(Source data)
Start

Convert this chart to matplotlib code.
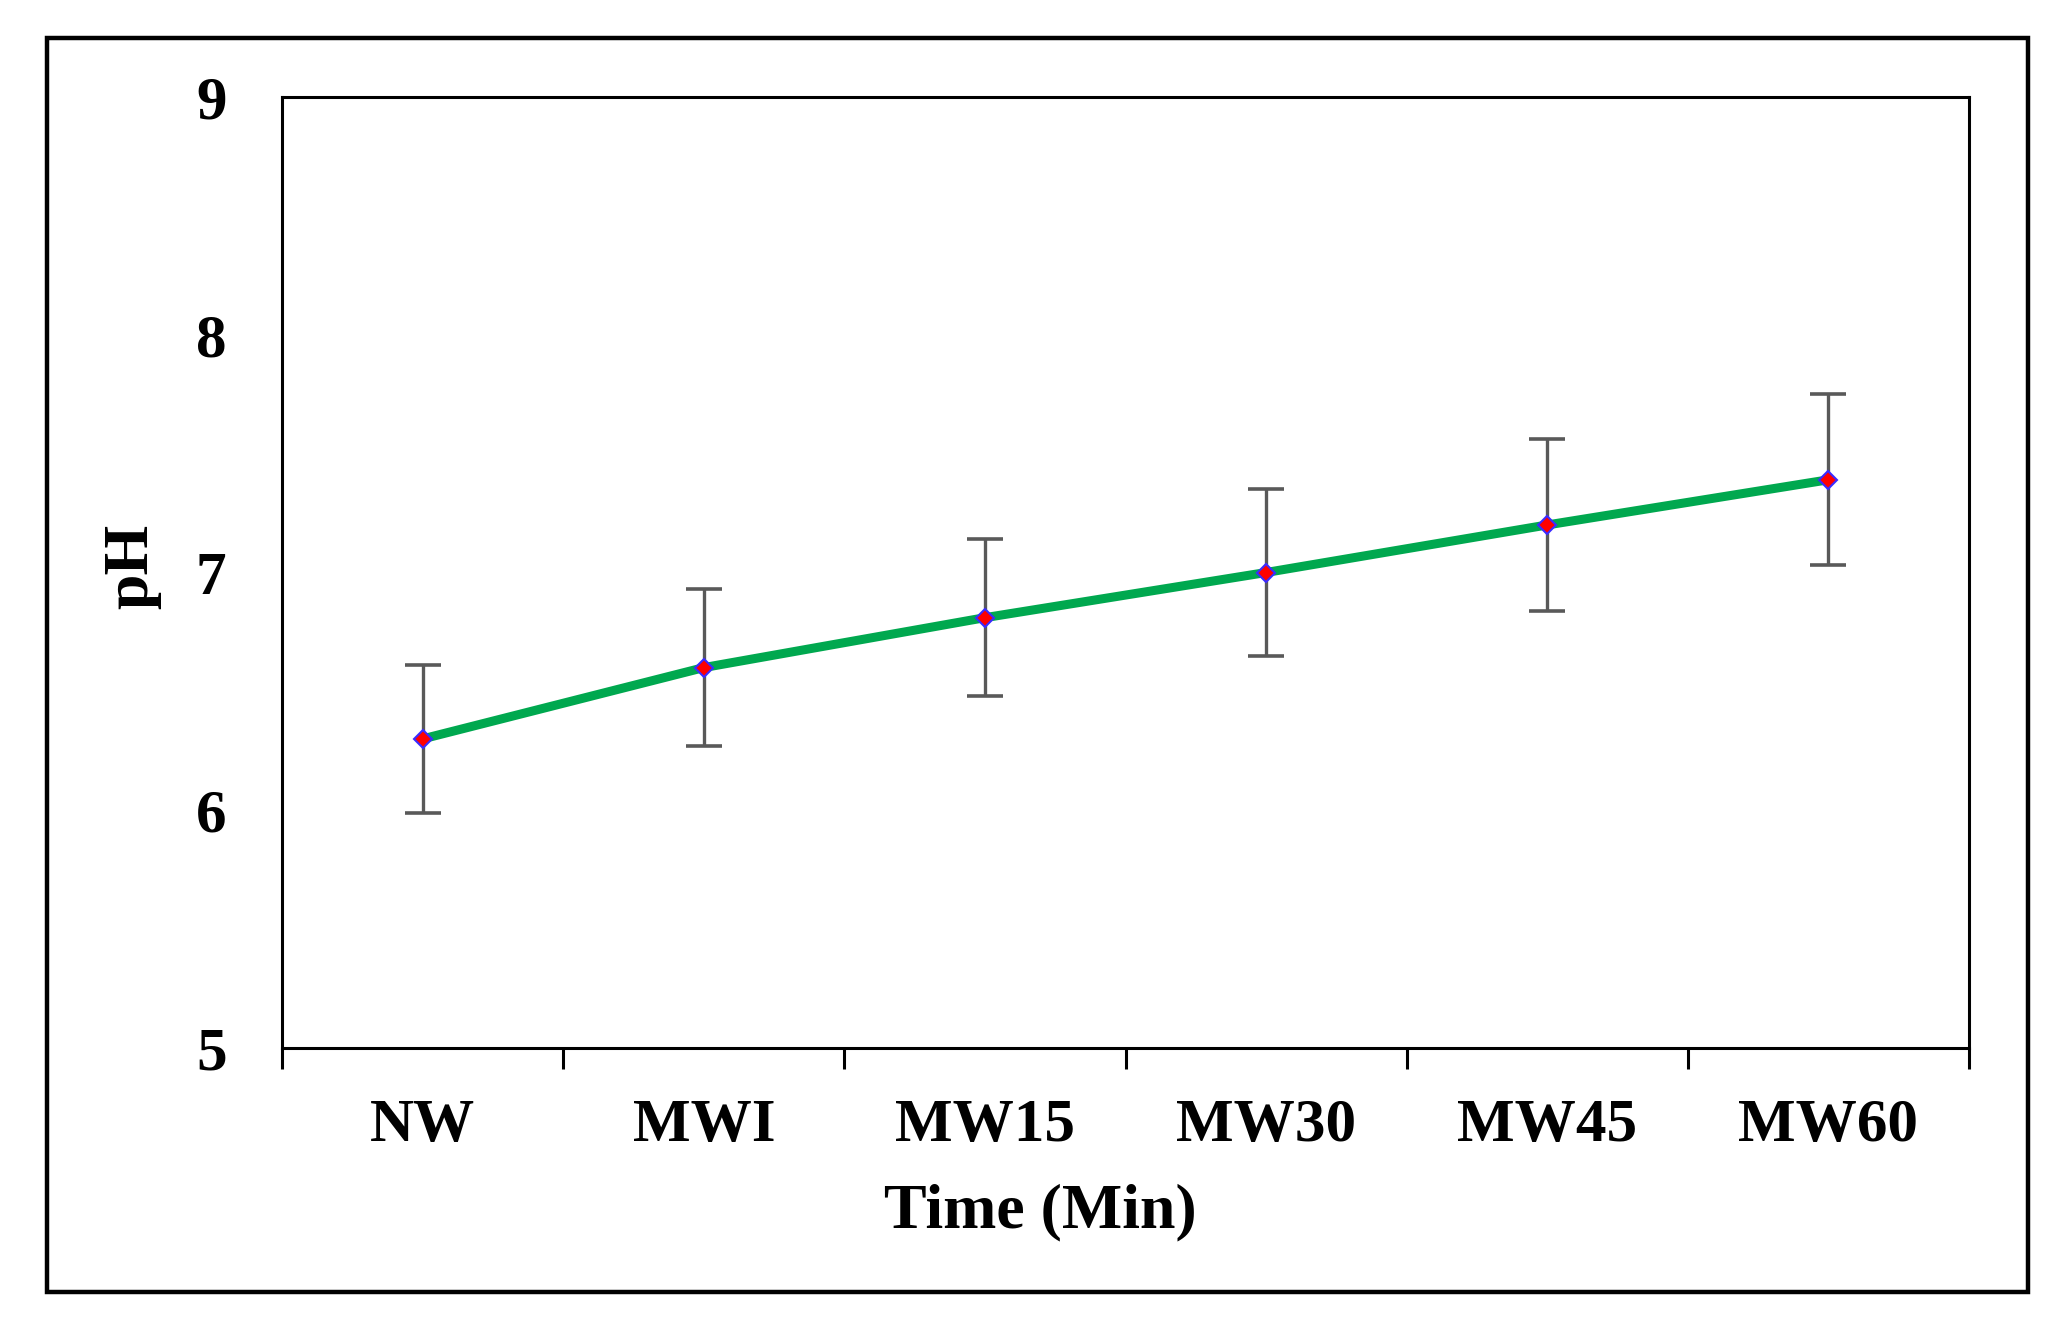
import matplotlib.pyplot as plt
from matplotlib.patches import Rectangle
import numpy as np

# data
groups = ['NW', 'MWI', 'MW15', 'MW30', 'MW45', 'MW60']
ph = [6.30, 6.60, 6.81, 7.00, 7.20, 7.39]
ph_err = [0.31, 0.33, 0.33, 0.35, 0.36, 0.36]

W, H = 2063, 1332
plt.rcParams['font.family'] = ['Liberation Serif', 'DejaVu Serif']
plt.rcParams['font.weight'] = 'bold'

fig = plt.figure(figsize=(W / 100, H / 100), dpi=100)
ax = fig.add_axes([282 / W, 1 - 1048 / H, (1969 - 282) / W, (1048 - 97) / H])

# outer frame around the whole chart
fig.patches.append(Rectangle((47 / W, 1 - 1292 / H), (2028 - 47) / W, (1292 - 38) / H,
                             transform=fig.transFigure, fill=False, lw=3.2,
                             edgecolor='black', zorder=0))

x = np.arange(len(groups)) + 0.5
ax.errorbar(x, ph, yerr=ph_err, fmt='none', ecolor='#595959', elinewidth=2.4,
            capsize=13, capthick=2.6, zorder=2)
ax.plot(x, ph, color='#00A84F', lw=6.5, zorder=3)
ax.plot(x, ph, ls='none', marker='D', ms=9, mfc='red', mec='#3b2bff', mew=1.5, zorder=4)

ax.set_xlim(0, len(groups))
ax.set_ylim(5, 9)
ax.set_yticks([5, 6, 7, 8, 9])
ax.tick_params(axis='y', length=0, pad=40, labelsize=44)

# category boundaries carry the tick marks, labels sit at the centres
ax.set_xticks(np.arange(len(groups) + 1))
ax.set_xticklabels([])
ax.tick_params(axis='x', which='major', direction='out', length=15, width=2.2)
ax.set_xticks(x, minor=True)
ax.set_xticklabels(groups, minor=True)
ax.tick_params(axis='x', which='minor', length=0, pad=36, labelsize=44)

for s in ax.spines.values():
    s.set_linewidth(2.2)

fig.text(1040 / W, 1 - 1212 / H, 'Time (Min)', ha='center', va='center',
         fontsize=46, fontweight='bold')
fig.text(132 / W, 1 - 566 / H, 'pH', ha='center', va='center', rotation=90,
         fontsize=46, fontweight='bold')

fig.savefig('out.png', dpi=100)
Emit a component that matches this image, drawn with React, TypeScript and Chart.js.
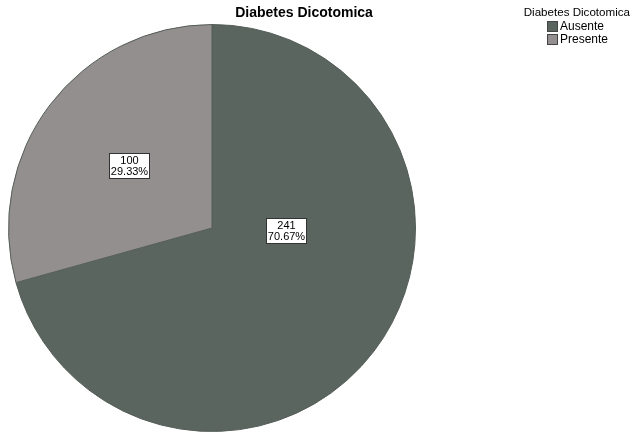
import React, { useEffect, useRef } from "react";
import { Chart, registerables } from "chart.js";

Chart.register(...registerables);

const chartTitle = "Diabetes Dicotomica";
const legendTitle = "Diabetes Dicotomica";
const categories = ["Ausente", "Presente"];
const counts = [241, 100];
const percentLabels = ["70.67%", "29.33%"];
const sliceColors = ["#5b655f", "#938f8e"];

const FONT = "'Liberation Sans', Arial, sans-serif";
// label placement within each slice: fraction of slice angle, fraction of radius
const labelPlacement = [
  { angleFrac: 0.36, radiusFrac: 0.365 },
  { angleFrac: 0.5, radiusFrac: 0.51 },
];

const overlayPlugin = {
  id: "overlay",
  afterDatasetsDraw(chart: any) {
    const ctx = chart.ctx as CanvasRenderingContext2D;
    const meta = chart.getDatasetMeta(0);
    ctx.save();
    // slice labels
    meta.data.forEach((arc: any, i: number) => {
      const p = arc.getProps(["x", "y", "startAngle", "endAngle", "outerRadius"], true);
      const pl = labelPlacement[i];
      const ang = p.startAngle + (p.endAngle - p.startAngle) * pl.angleFrac;
      const r = p.outerRadius * pl.radiusFrac;
      const cx = p.x + Math.cos(ang) * r;
      const cy = p.y + Math.sin(ang) * r;
      ctx.font = `11px ${FONT}`;
      const l1 = String(counts[i]);
      const l2 = percentLabels[i];
      const w = Math.round(Math.max(ctx.measureText(l1).width, ctx.measureText(l2).width) + 3);
      const h = 25;
      const bx = Math.round(cx - w / 2) + 0.5;
      const by = Math.round(cy - h / 2) + 0.5;
      ctx.fillStyle = "#ffffff";
      ctx.fillRect(bx, by, w, h);
      ctx.strokeStyle = "#333333";
      ctx.lineWidth = 1;
      ctx.strokeRect(bx, by, w, h);
      ctx.fillStyle = "#000000";
      ctx.textAlign = "center";
      ctx.textBaseline = "middle";
      ctx.fillText(l1, bx + w / 2, by + 7);
      ctx.fillText(l2, bx + w / 2, by + 18);
    });
    // title
    ctx.fillStyle = "#000000";
    ctx.font = `bold 14px ${FONT}`;
    ctx.textAlign = "center";
    ctx.textBaseline = "middle";
    ctx.fillText(chartTitle, 304, 13);
    // legend
    ctx.font = `11.6px ${FONT}`;
    ctx.textAlign = "right";
    ctx.fillText(legendTitle, 630, 13);
    ctx.font = `12px ${FONT}`;
    ctx.textAlign = "left";
    categories.forEach((c, i) => {
      const y = 21 + i * 13;
      ctx.fillStyle = sliceColors[i];
      ctx.fillRect(547, y, 11, 11);
      ctx.strokeStyle = "#444444";
      ctx.strokeRect(547.5, y + 0.5, 10, 10);
      ctx.fillStyle = "#000000";
      ctx.fillText(c, 560, y + 6);
    });
    ctx.restore();
  },
};

export default function App() {
  const ref = useRef<HTMLCanvasElement>(null);
  useEffect(() => {
    document.body.style.margin = "0";
    const chart = new Chart(ref.current!, {
      type: "pie",
      data: {
        labels: categories,
        datasets: [
          {
            data: counts,
            backgroundColor: sliceColors,
            borderColor: "#555e59",
            borderWidth: 1,
          },
        ],
      },
      options: {
        responsive: false,
        animation: false,
        layout: { padding: { left: 8, top: 24, right: 215, bottom: 2 } },
        plugins: {
          legend: { display: false },
          title: { display: false },
          tooltip: { enabled: false },
        },
      },
      plugins: [overlayPlugin],
    });
    return () => chart.destroy();
  }, []);
  return (
    <div style={{ position: "absolute", left: 0, top: 0, width: 631, height: 434, background: "#fff" }}>
      <canvas ref={ref} width={631} height={434} />
    </div>
  );
}
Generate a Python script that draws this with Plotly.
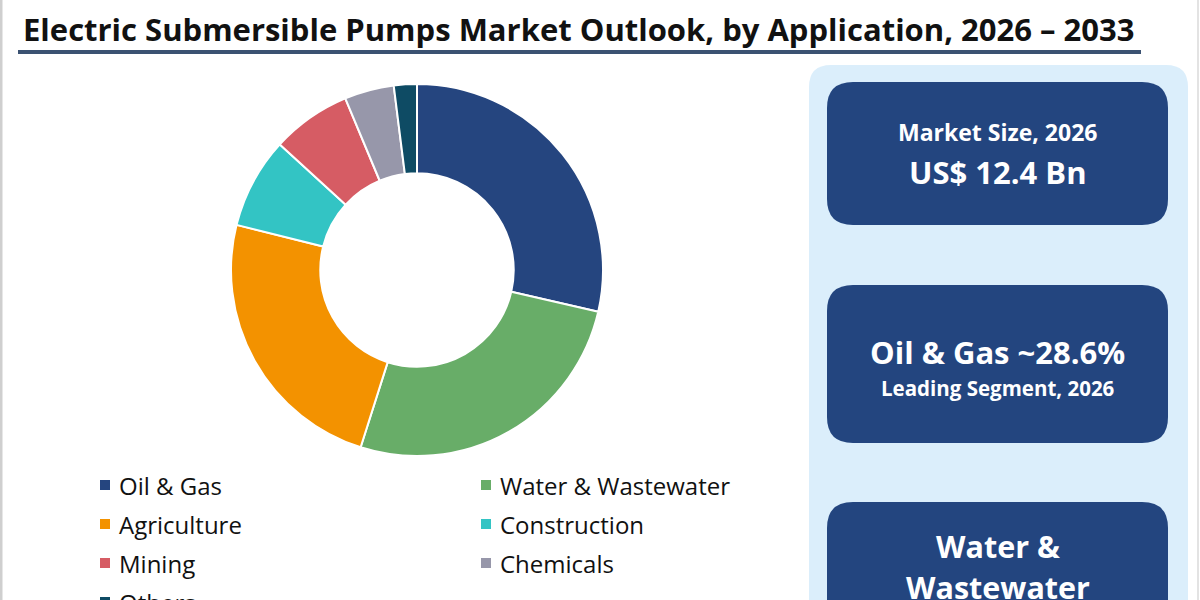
import plotly.graph_objects as go

# ---------------- data ----------------
title_text = "Electric Submersible Pumps Market Outlook, by Application, 2026 – 2033"
segments = ["Oil & Gas", "Water & Wastewater", "Agriculture", "Construction",
            "Mining", "Chemicals", "Others"]
shares = [28.6, 26.3, 24.0, 7.9, 6.9, 4.3, 2.0]
colors = ["#25457f", "#68ad68", "#f39200", "#33c4c4", "#d65c64", "#9797aa", "#0e4b64"]

card_lines = [
    [("Market Size, 2026", 23), ("US$ 12.4 Bn", 31)],
    [("Oil & Gas ~28.6%", 31), ("Leading Segment, 2026", 20.5)],
    [("Water &", 30.5), ("Wastewater", 30.5)],
]

# ---------------- layout constants ----------------
W, H = 1200, 600
FONT = "Open Sans"
cx, cy, R = 417, 270, 186

fig = go.Figure()

# invisible helper trace so the pixel-space axes exist
fig.add_trace(go.Scatter(x=[], y=[], showlegend=False, hoverinfo="skip"))

fig.add_trace(go.Pie(
    labels=segments, values=shares,
    marker=dict(colors=colors, line=dict(color="white", width=2)),
    hole=0.52, sort=False, direction="clockwise", rotation=0,
    textinfo="none", hoverinfo="label+percent", showlegend=False,
    domain=dict(x=[(cx - R) / W, (cx + R) / W],
                y=[(H - cy - R) / H, (H - cy + R) / H]),
))


def rrect(x0, y0, x1, y1, r):
    return (f"M {x0+r},{y0} L {x1-r},{y0} Q {x1},{y0} {x1},{y0+r} "
            f"L {x1},{y1-r} Q {x1},{y1} {x1-r},{y1} L {x0+r},{y1} "
            f"Q {x0},{y1} {x0},{y1-r} L {x0},{y0+r} Q {x0},{y0} {x0+r},{y0} Z")


def py(y):
    return 1 - y / H


shapes = []
annotations = []

# page borders
shapes.append(dict(type="line", xref="x", yref="y", x0=1, x1=1, y0=0, y1=H,
                   line=dict(color="#cfcfcf", width=3)))
shapes.append(dict(type="line", xref="x", yref="y", x0=1198, x1=1198, y0=0, y1=H,
                   line=dict(color="#e3e3e3", width=2)))

# title + underline
annotations.append(dict(xref="x", yref="paper", x=21, y=py(29), xanchor="left", yanchor="middle",
                        text=f"<b>{title_text}</b>", showarrow=False,
                        font=dict(family=FONT, size=31, color="#111111")))
shapes.append(dict(type="line", xref="x", yref="y", x0=18, x1=1141, y0=52, y1=52,
                   line=dict(color="#3b5272", width=4)))

# right panel
shapes.append(dict(type="path", xref="x", yref="y", path=rrect(809, 65, 1188, 640, 22),
                   fillcolor="#dbeefb", line=dict(width=0), layer="below"))
card_tops = [82, 285, 502]
card_bottoms = [225, 443, 660]
text_y = [[132, 172], [352, 388], [546, 587]]
for k in range(3):
    shapes.append(dict(type="path", xref="x", yref="y",
                       path=rrect(827, card_tops[k], 1168, card_bottoms[k], 26),
                       fillcolor="#23457f", line=dict(width=0), layer="below"))
    for (txt, sz), yy in zip(card_lines[k], text_y[k]):
        annotations.append(dict(xref="x", yref="paper", x=997.5, y=py(yy), xanchor="center",
                                yanchor="middle", text=f"<b>{txt}</b>", showarrow=False,
                                font=dict(family=FONT, size=sz, color="white")))

# legend
col_x = [100, 481]
row_y = [485, 524, 563, 602]
for i, (lab, col) in enumerate(zip(segments, colors)):
    x0 = col_x[i % 2]
    y0 = row_y[i // 2]
    shapes.append(dict(type="rect", xref="x", yref="y", x0=x0, x1=x0 + 10,
                       y0=y0 - 5, y1=y0 + 5, fillcolor=col, line=dict(width=0)))
    annotations.append(dict(xref="x", yref="paper", x=x0 + 17, y=py(y0), xanchor="left",
                            yanchor="middle", text=lab, showarrow=False,
                            font=dict(family=FONT, size=24, color="#111111")))

fig.update_layout(
    width=W, height=H,
    margin=dict(l=0, r=0, t=0, b=0),
    paper_bgcolor="white", plot_bgcolor="rgba(0,0,0,0)",
    xaxis=dict(range=[0, W], visible=False, fixedrange=True, domain=[0, 1]),
    yaxis=dict(range=[H, 0], visible=False, fixedrange=True, domain=[0, 1]),
    shapes=shapes, annotations=annotations, showlegend=False,
)

fig.write_html("out.html")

End

_Direction_: Every line in the data that holds "matplotlib" should be copied out.

_Finished exercise_:
Convert this chart to matplotlib code.
import matplotlib.pyplot as plt
from matplotlib.patches import Rectangle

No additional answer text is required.